Its Not Grammar... It's Grammar

How often does your phone automatically correct your words? How often has a coherent sentence become one of absolute gibberish or at least one that has incoherent words and syntaxes in there? I've seen the embarrassing autocorrects that turn "six" into "sex" and other such ones, but I'm thinking of what to me is a bigger embarrassment -- incorrect grammar! How often does "were" become "we're," "their" become "they're" when you're typing? But then I wondered, maybe it's not the phone (yes, that's right, it is "it's" and not "its"), but the person using the phone. Do people even know the difference when they type these words out these days? I mean come on, whether is just not the same as weather. When I am talking of summer, monsoons and winter, it is not whether they happen, but that is actually the weather that I am talking about.

Similarly "you're amazing" is not the same as "your amazing"... In the first instance, my response would be, "yes, thank you; I know I am amazing." In the second, it would be "My amazing what?" Get it?

I just hope that these errors, or "corrections" (as you see fit) are a programming issue and not because the person programming my phone or the autocorrect function was not a purist or a linguist and made these errors on the phone! I cringe when I think that maybe Apple decided to hand that role over to someone who was a computer whiz, but had barely managed to get through high school (did he even complete his/her English lessons?).

Today, I read the paper in the morning and there are many instances where I wonder if the person has typed it out on his/her phone, or does he/she just not know any better. For crying out loud, this is one of India's leading dailies and the author of the article cannot differentiate between "who's" and "whose"! To expect them to differentiate between "its" and "it's," therefore, may be too much to ask. While chatting on Whatsapp, I made the mistake with "whose" and "who's" the other day, and sheepishly had to admit that I had got it wrong. The easy excuse was to blame the autocorrect gods of my phone! Damn you, iPhone. I wondered then as to how the perfectionist Steve Jobs, the one who took great care in designing his stores, would have reacted to knowing that his programmers had f*ed up the grammar on his phones... Did he care? Or was the obsession of the positioning of a single apostrophe a tad too much for him as well? I wonder.

I am not a grammar Nazi and don't really care when other people make these errors (reading this, you surely must be thinking, "yeah, right!"). It's not my place to correct them. That said, I was once complimented (or mocked, not sure) for the accuracy of my grammar, including the correct positioning of my punctuation marks in even a Whatsapp chat. The fact that it was noticed made me beam with pride (although now that I type this out, I am wondering if I should be acknowledging such facts), but also a sense of sorrow that I may be one of few people paying attention to it and hence it was noticed. Authors and professional writers are (should be?) generally attentive to their grammar and punctuations. But when I read the papers every morning, I am saddened and horrified to see the glaring errors...

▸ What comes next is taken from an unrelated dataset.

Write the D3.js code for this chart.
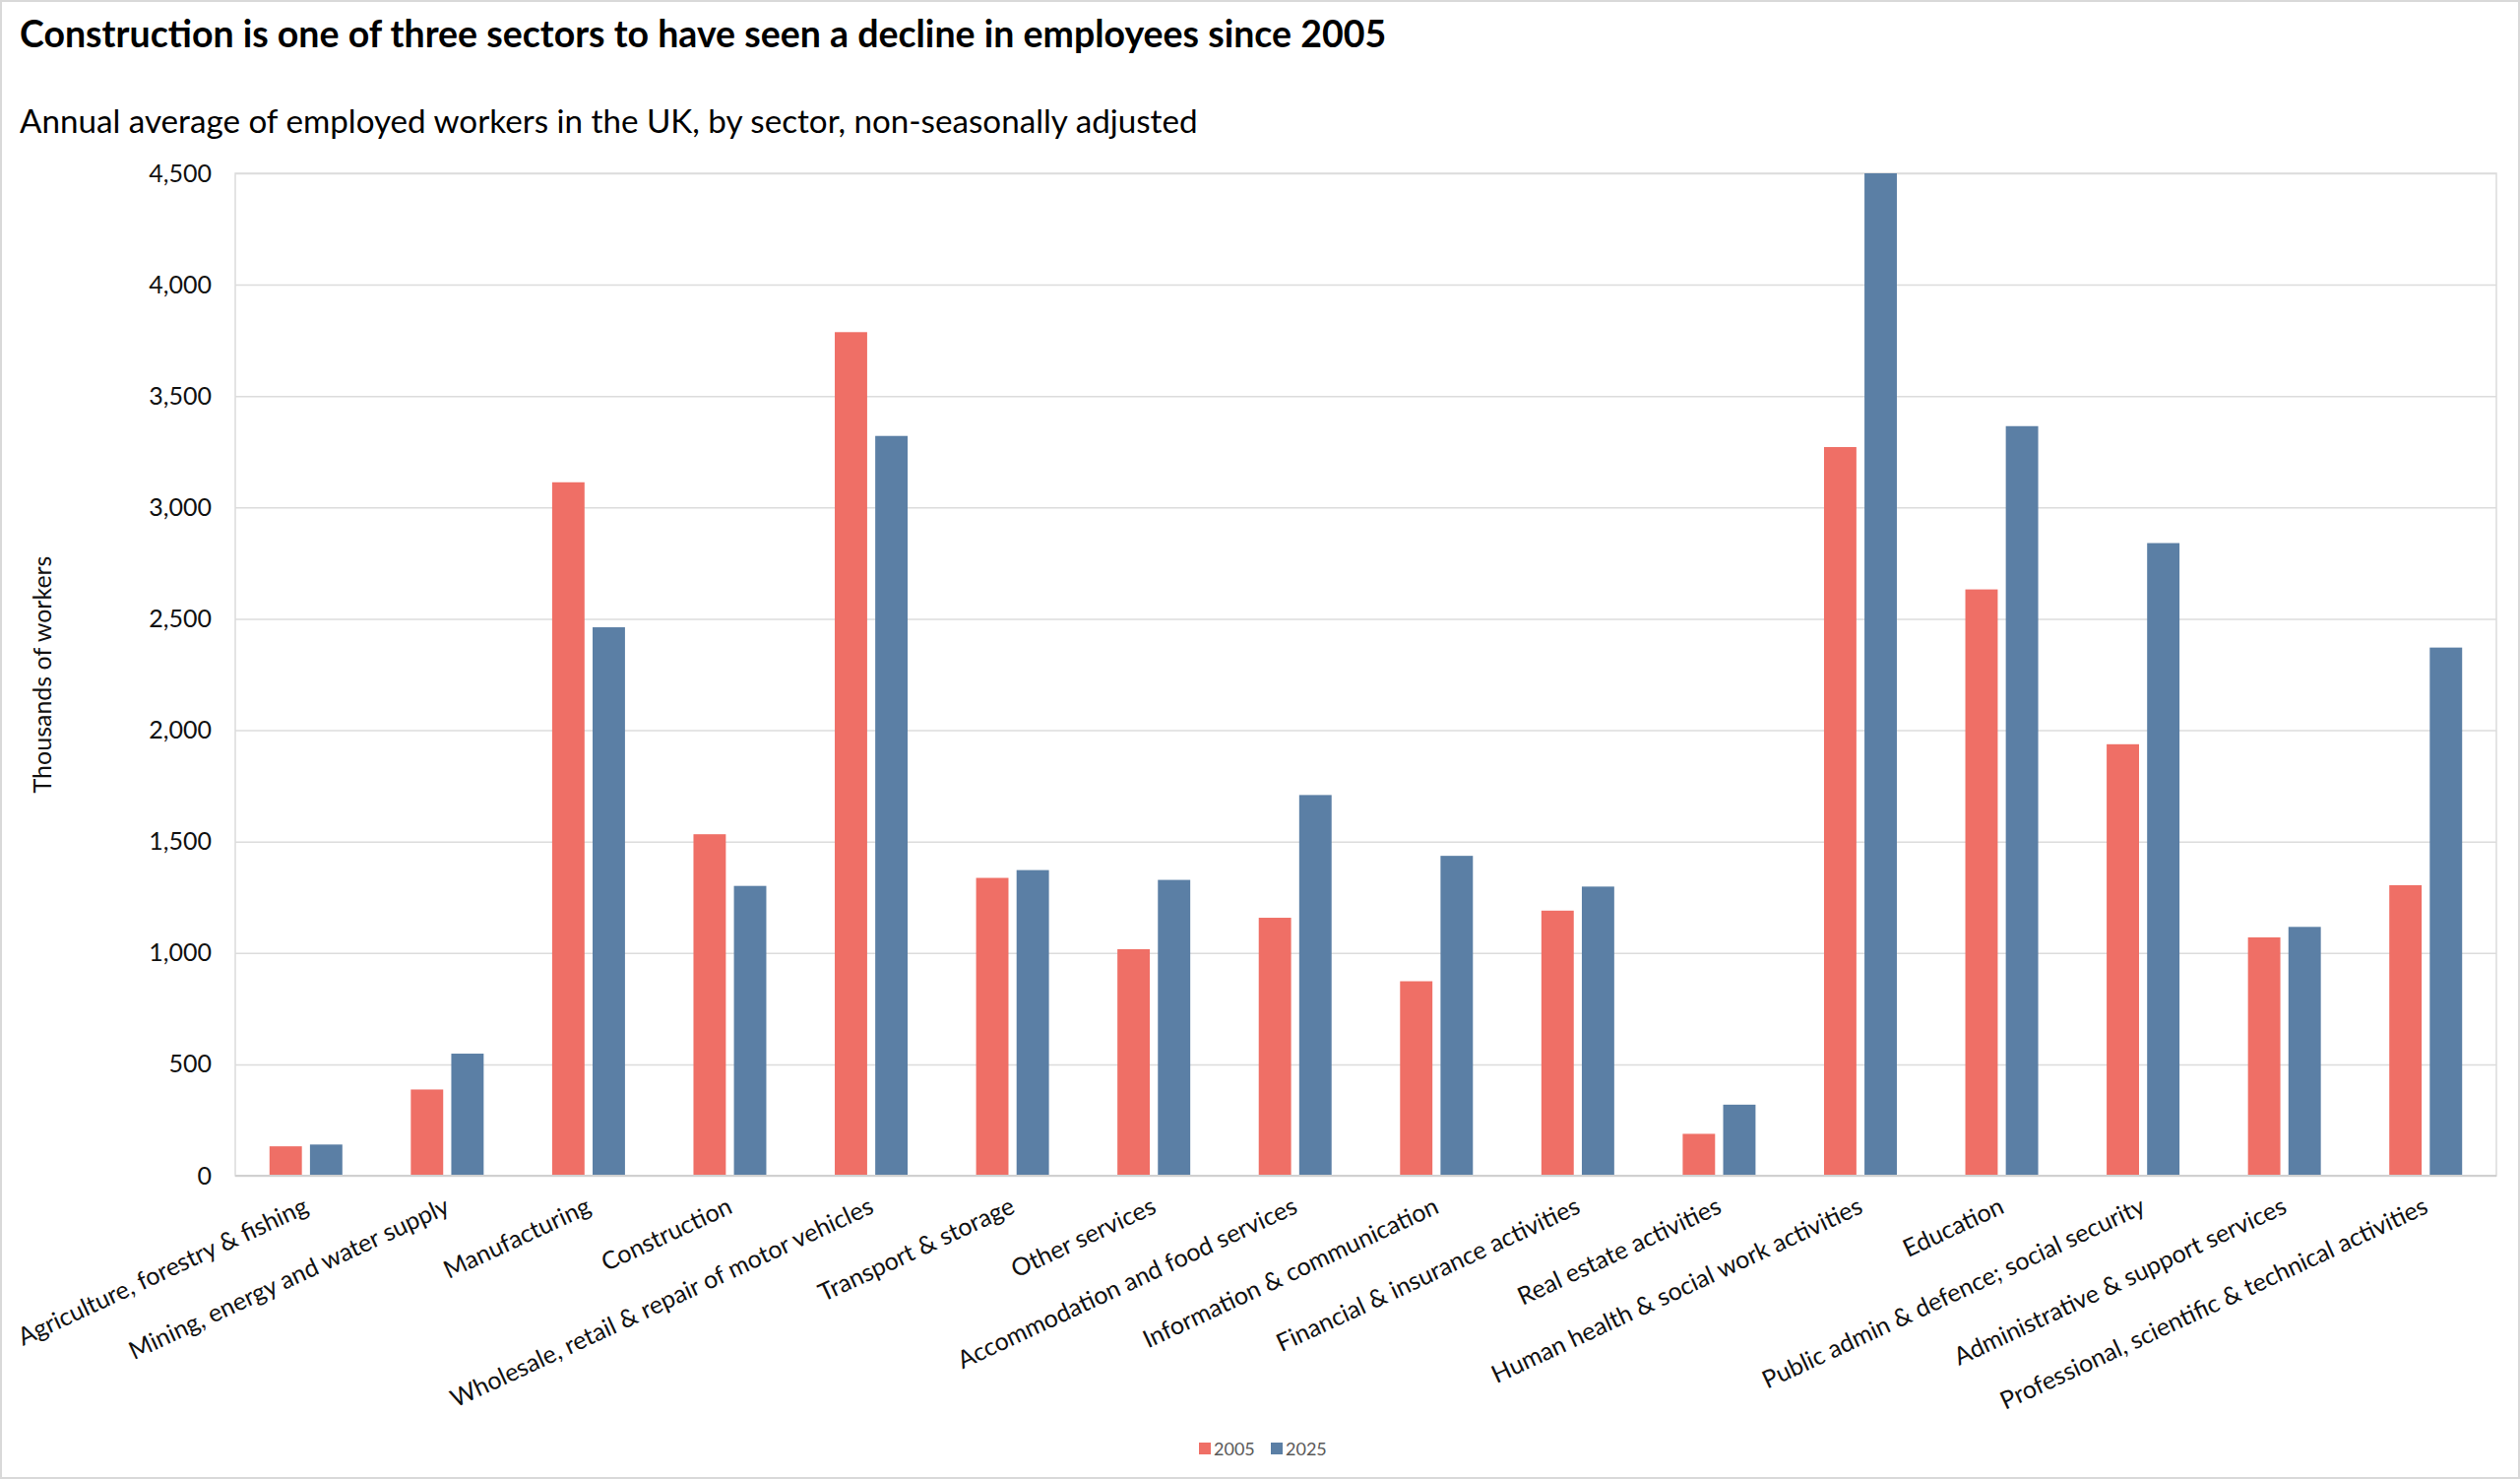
<!DOCTYPE html>
<html>
<head>
<meta charset="utf-8">
<script src="https://cdn.jsdelivr.net/npm/d3@7/dist/d3.min.js"></script>
<style>
  html, body { margin: 0; padding: 0; background: #fff; }
  svg { display: block; font-family: Lato, "Noto Sans", sans-serif; }
</style>
</head>
<body>
<svg id="chart" width="2560" height="1502"></svg>
<script>
const categories = [
  "Agriculture, forestry & fishing",
  "Mining, energy and water supply",
  "Manufacturing",
  "Construction",
  "Wholesale, retail & repair of motor vehicles",
  "Transport & storage",
  "Other services",
  "Accommodation and food services",
  "Information & communication",
  "Financial & insurance activities",
  "Real estate activities",
  "Human health & social work activities",
  "Education",
  "Public admin & defence; social security",
  "Administrative & support services",
  "Professional, scientific & technical activities"
];
const seriesNames = ["2005", "2025"];
const values2005 = [132, 387, 3113, 1533, 3787, 1337, 1017, 1158, 873, 1190, 188, 3271, 2632, 1937, 1070, 1304];
const values2025 = [140, 548, 2462, 1301, 3321, 1372, 1328, 1709, 1436, 1298, 319, 4500, 3365, 2840, 1117, 2371];
const yTicks = [0, 500, 1000, 1500, 2000, 2500, 3000, 3500, 4000, 4500];
const seriesColors = ["#ef6f66", "#5b7fa5"];

const titleText = "Construction is one of three sectors to have seen a decline in employees since 2005";
const subtitleText = "Annual average of employed workers in the UK, by sector, non-seasonally adjusted";
const yTitle = "Thousands of workers";

const W = 2560, H = 1502;
const plot = { left: 239, right: 2536, top: 176, bottom: 1194 };

const svg = d3.select("#chart");

// outer border
svg.append("rect").attr("x", 1).attr("y", 1).attr("width", W - 2).attr("height", H - 2)
  .attr("fill", "#fff").attr("stroke", "#d9d9d9").attr("stroke-width", 2);

// titles
svg.append("text").attr("x", 20).attr("y", 48)
  .attr("font-size", 37.5).attr("font-weight", 700).attr("fill", "#000")
  .text(titleText);
svg.append("text").attr("x", 20).attr("y", 135)
  .attr("font-size", 33.2).attr("fill", "#000")
  .text(subtitleText);

const data = categories.map((c, i) => ({ cat: c, vals: [values2005[i], values2025[i]] }));

const x0 = d3.scaleBand().domain(categories).range([plot.left, plot.right]).paddingInner(0).paddingOuter(0);
const groupW = 74;
const x1 = d3.scaleBand().domain(seriesNames)
  .range([x0.bandwidth() / 2 - groupW / 2, x0.bandwidth() / 2 + groupW / 2])
  .paddingInner(0.2).paddingOuter(0);
const y = d3.scaleLinear().domain([0, 4500]).range([plot.bottom, plot.top]).clamp(true);

// gridlines
const grid = svg.append("g").attr("transform", `translate(${plot.left},0)`)
  .call(d3.axisLeft(y).tickValues(yTicks).tickSize(-(plot.right - plot.left)).tickFormat(""));
grid.select(".domain").remove();
grid.selectAll("line").attr("stroke", "#dcdcdc").attr("stroke-width", 1.5);

// plot border
svg.append("rect").attr("x", plot.left).attr("y", plot.top)
  .attr("width", plot.right - plot.left).attr("height", plot.bottom - plot.top)
  .attr("fill", "none").attr("stroke", "#dcdcdc").attr("stroke-width", 1.5);

// bars
const groups = svg.append("g").selectAll("g").data(data).join("g")
  .attr("transform", d => `translate(${x0(d.cat)},0)`);
groups.selectAll("rect").data(d => d.vals.map((v, j) => ({ v, s: seriesNames[j], j })))
  .join("rect")
  .attr("x", d => x1(d.s))
  .attr("width", x1.bandwidth())
  .attr("y", d => y(d.v))
  .attr("height", d => y(0) - y(d.v))
  .attr("fill", d => seriesColors[d.j]);

// baseline
svg.append("line").attr("x1", plot.left).attr("x2", plot.right)
  .attr("y1", plot.bottom).attr("y2", plot.bottom)
  .attr("stroke", "#d0d0d0").attr("stroke-width", 2);

// y axis labels
const yAxis = svg.append("g").attr("transform", `translate(${plot.left},0)`)
  .call(d3.axisLeft(y).tickValues(yTicks).tickFormat(d3.format(",")).tickSize(0).tickPadding(24));
yAxis.select(".domain").remove();
yAxis.selectAll("text").attr("font-size", 25).attr("fill", "#111").attr("font-family", "Lato");

// x axis labels
const xAxis = svg.append("g").attr("transform", `translate(0,${plot.bottom})`)
  .call(d3.axisBottom(x0).tickSize(0).tickPadding(0));
xAxis.select(".domain").remove();
xAxis.selectAll("text")
  .attr("font-size", 25).attr("fill", "#111").attr("font-family", "Lato")
  .attr("text-anchor", "end")
  .attr("dy", "0.75em")
  .attr("transform", "translate(-4,20) rotate(-25)");

// y title
svg.append("text").attr("transform", `translate(52,${(plot.top + plot.bottom) / 2}) rotate(-90)`)
  .attr("text-anchor", "middle").attr("font-size", 25).attr("fill", "#111")
  .text(yTitle);

// legend
const legend = svg.append("g");
const legendX = [1218, 1291];
seriesNames.forEach((s, i) => {
  legend.append("rect").attr("x", legendX[i]).attr("y", 1465).attr("width", 12).attr("height", 12)
    .attr("fill", seriesColors[i]);
  legend.append("text").attr("x", legendX[i] + 15).attr("y", 1478)
    .attr("font-size", 18).attr("fill", "#595959").text(s);
});
</script>
</body>
</html>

Everyone from young, impressionable school going kids (I hope) to old, retired dadas and dadis are reading this paper, which has one of the highest circulations in the world, not just in India. I wonder what kind of impact it has on them. Are they spotting these errors? Do they care? Or are they more concerned about two of Bollywood's leading male actors kissing and making up over a dinner? What worries me is that when my kids grow up (don't have any yet, so that's a long ways off), are they going to succumb to this malaise too? Will I be able to correct them, because I sure as hell am not going to be able to keep a phone out of their hands for long? Or will I be mortified when I get a text that reads, "'Sup dad? Howz it hangin'? School was rockin' and homeworks a bitch, but gotta do it, ya know. Ya know my friend whos house I went to the other day, its his b'day and I gotta go..."

The pen is mightier than the sword, they say. But today, has the pen lost its place to the phone?